======== Supplied information

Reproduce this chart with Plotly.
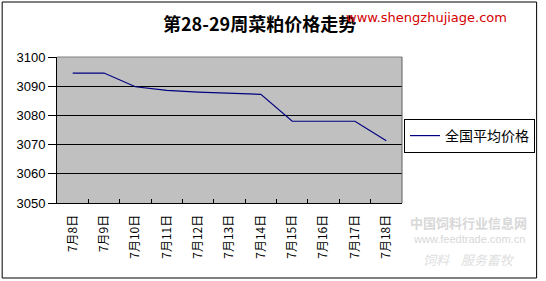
import plotly.graph_objects as go

categories = ["7月8日", "7月9日", "7月10日", "7月11日", "7月12日", "7月13日",
              "7月14日", "7月15日", "7月16日", "7月17日", "7月18日"]
prices = [3094.5, 3094.5, 3089.8, 3088.6, 3088.0, 3087.6, 3087.2, 3078.0, 3078.0, 3078.0, 3071.3]
series_name = "全国平均价格"
title_text = "第28-29周菜粕价格走势"
y_ticks = [3050, 3060, 3070, 3080, 3090, 3100]

W, H = 546, 281
L, R, T, B = 57, 403, 57, 203
pw, ph = R - L, B - T

def px_x(x):
    return (x - L) / pw

def px_y(y):
    return (B - y) / ph

font_main = "Liberation Sans, Arial, Noto Sans CJK SC, sans-serif"
cjk = "Noto Sans CJK SC, Liberation Sans, sans-serif"

fig = go.Figure()
fig.add_trace(go.Scatter(
    x=categories, y=prices, mode="lines", name=series_name,
    line=dict(color="#000080", width=1.2),
))

fig.update_layout(
    width=W, height=H,
    margin=dict(l=L, r=W - R, t=T, b=H - B, pad=0),
    paper_bgcolor="white",
    plot_bgcolor="#C0C0C0",
    showlegend=True,
    legend=dict(
        x=px_x(404), y=px_y(119), xanchor="left", yanchor="top",
        bordercolor="black", borderwidth=1, bgcolor="white",
        font=dict(family=cjk, size=14, color="black"),
        itemwidth=30, tracegroupgap=0,
    ),
    font=dict(family=font_main, size=13, color="black"),
)

fig.update_xaxes(
    type="category", range=[-0.5, len(categories) - 0.5],
    showline=True, linecolor="black", linewidth=1,
    ticks="inside", tickson="boundaries", ticklen=4, tickcolor="black",
    tickangle=-90, showgrid=False, ticklabelstandoff=6,
    tickfont=dict(family=cjk, size=12, color="black"),
)
fig.update_yaxes(
    range=[3050, 3100], tickvals=y_ticks,
    showline=True, linecolor="black", linewidth=1,
    ticks="outside", ticklen=8, tickcolor="black",
    showgrid=True, gridcolor="black", gridwidth=1,
    tickfont=dict(family=font_main, size=13, color="black"),
    zeroline=False,
)

# plot-area top/right border (gray)
fig.add_shape(type="line", xref="paper", yref="paper", x0=0, x1=1, y0=1, y1=1,
              line=dict(color="#808080", width=1), layer="above")
fig.add_shape(type="line", xref="paper", yref="paper", x0=1, x1=1, y0=0, y1=1,
              line=dict(color="#606060", width=1), layer="above")
# outer border
fig.add_shape(type="rect", xref="paper", yref="paper",
              x0=px_x(2), x1=px_x(538), y0=px_y(278), y1=px_y(2),
              line=dict(color="black", width=1), layer="below")

# title
fig.add_annotation(text="<b>" + title_text + "</b>", xref="paper", yref="paper",
                   x=px_x(260), y=px_y(23), xanchor="center", yanchor="middle",
                   showarrow=False, font=dict(family=cjk, size=18, color="black"))
# red watermark
fig.add_annotation(text="www.shengzhujiage.com", xref="paper", yref="paper",
                   x=px_x(345), y=px_y(17), xanchor="left", yanchor="middle",
                   showarrow=False, font=dict(family="DejaVu Sans", size=13, color="#D40000"))
# faint feedtrade watermark
fig.add_annotation(text="<b>中国饲料行业信息网</b>", xref="paper", yref="paper",
                   x=px_x(470), y=px_y(222), xanchor="center", yanchor="middle",
                   showarrow=False, font=dict(family=cjk, size=13, color="#D8D8D8"))
fig.add_annotation(text="www.feedtrade.com.cn", xref="paper", yref="paper",
                   x=px_x(470), y=px_y(239), xanchor="center", yanchor="middle",
                   showarrow=False, font=dict(family=font_main, size=11, color="#D8D8D8"))
fig.add_annotation(text="<i>饲料    服务畜牧</i>", xref="paper", yref="paper",
                   x=px_x(470), y=px_y(259), xanchor="center", yanchor="middle",
                   showarrow=False, font=dict(family=cjk, size=13, color="#E0E0E0"))

fig.write_html("out.html")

================

Objective: Transcribe the material as is, with images omitted.

Result of the exercise:
Reproduce this chart with Plotly.
import plotly.graph_objects as go

categories = ["7月8日", "7月9日", "7月10日", "7月11日", "7月12日", "7月13日",
              "7月14日", "7月15日", "7月16日", "7月17日", "7月18日"]
prices = [3094.5, 3094.5, 3089.8, 3088.6, 3088.0, 3087.6, 3087.2, 3078.0, 3078.0, 3078.0, 3071.3]
series_name = "全国平均价格"
title_text = "第28-29周菜粕价格走势"
y_ticks = [3050, 3060, 3070, 3080, 3090, 3100]

W, H = 546, 281
L, R, T, B = 57, 403, 57, 203
pw, ph = R - L, B - T

def px_x(x):
    return (x - L) / pw

def px_y(y):
    return (B - y) / ph

font_main = "Liberation Sans, Arial, Noto Sans CJK SC, sans-serif"
cjk = "Noto Sans CJK SC, Liberation Sans, sans-serif"

fig = go.Figure()
fig.add_trace(go.Scatter(
    x=categories, y=prices, mode="lines", name=series_name,
    line=dict(color="#000080", width=1.2),
))

fig.update_layout(
    width=W, height=H,
    margin=dict(l=L, r=W - R, t=T, b=H - B, pad=0),
    paper_bgcolor="white",
    plot_bgcolor="#C0C0C0",
    showlegend=True,
    legend=dict(
        x=px_x(404), y=px_y(119), xanchor="left", yanchor="top",
        bordercolor="black", borderwidth=1, bgcolor="white",
        font=dict(family=cjk, size=14, color="black"),
        itemwidth=30, tracegroupgap=0,
    ),
    font=dict(family=font_main, size=13, color="black"),
)

fig.update_xaxes(
    type="category", range=[-0.5, len(categories) - 0.5],
    showline=True, linecolor="black", linewidth=1,
    ticks="inside", tickson="boundaries", ticklen=4, tickcolor="black",
    tickangle=-90, showgrid=False, ticklabelstandoff=6,
    tickfont=dict(family=cjk, size=12, color="black"),
)
fig.update_yaxes(
    range=[3050, 3100], tickvals=y_ticks,
    showline=True, linecolor="black", linewidth=1,
    ticks="outside", ticklen=8, tickcolor="black",
    showgrid=True, gridcolor="black", gridwidth=1,
    tickfont=dict(family=font_main, size=13, color="black"),
    zeroline=False,
)

# plot-area top/right border (gray)
fig.add_shape(type="line", xref="paper", yref="paper", x0=0, x1=1, y0=1, y1=1,
              line=dict(color="#808080", width=1), layer="above")
fig.add_shape(type="line", xref="paper", yref="paper", x0=1, x1=1, y0=0, y1=1,
              line=dict(color="#606060", width=1), layer="above")
# outer border
fig.add_shape(type="rect", xref="paper", yref="paper",
              x0=px_x(2), x1=px_x(538), y0=px_y(278), y1=px_y(2),
              line=dict(color="black", width=1), layer="below")

# title
fig.add_annotation(text="<b>" + title_text + "</b>", xref="paper", yref="paper",
                   x=px_x(260), y=px_y(23), xanchor="center", yanchor="middle",
                   showarrow=False, font=dict(family=cjk, size=18, color="black"))
# red watermark
fig.add_annotation(text="www.shengzhujiage.com", xref="paper", yref="paper",
                   x=px_x(345), y=px_y(17), xanchor="left", yanchor="middle",
                   showarrow=False, font=dict(family="DejaVu Sans", size=13, color="#D40000"))
# faint feedtrade watermark
fig.add_annotation(text="<b>中国饲料行业信息网</b>", xref="paper", yref="paper",
                   x=px_x(470), y=px_y(222), xanchor="center", yanchor="middle",
                   showarrow=False, font=dict(family=cjk, size=13, color="#D8D8D8"))
fig.add_annotation(text="www.feedtrade.com.cn", xref="paper", yref="paper",
                   x=px_x(470), y=px_y(239), xanchor="center", yanchor="middle",
                   showarrow=False, font=dict(family=font_main, size=11, color="#D8D8D8"))
fig.add_annotation(text="<i>饲料    服务畜牧</i>", xref="paper", yref="paper",
                   x=px_x(470), y=px_y(259), xanchor="center", yanchor="middle",
                   showarrow=False, font=dict(family=cjk, size=13, color="#E0E0E0"))

fig.write_html("out.html")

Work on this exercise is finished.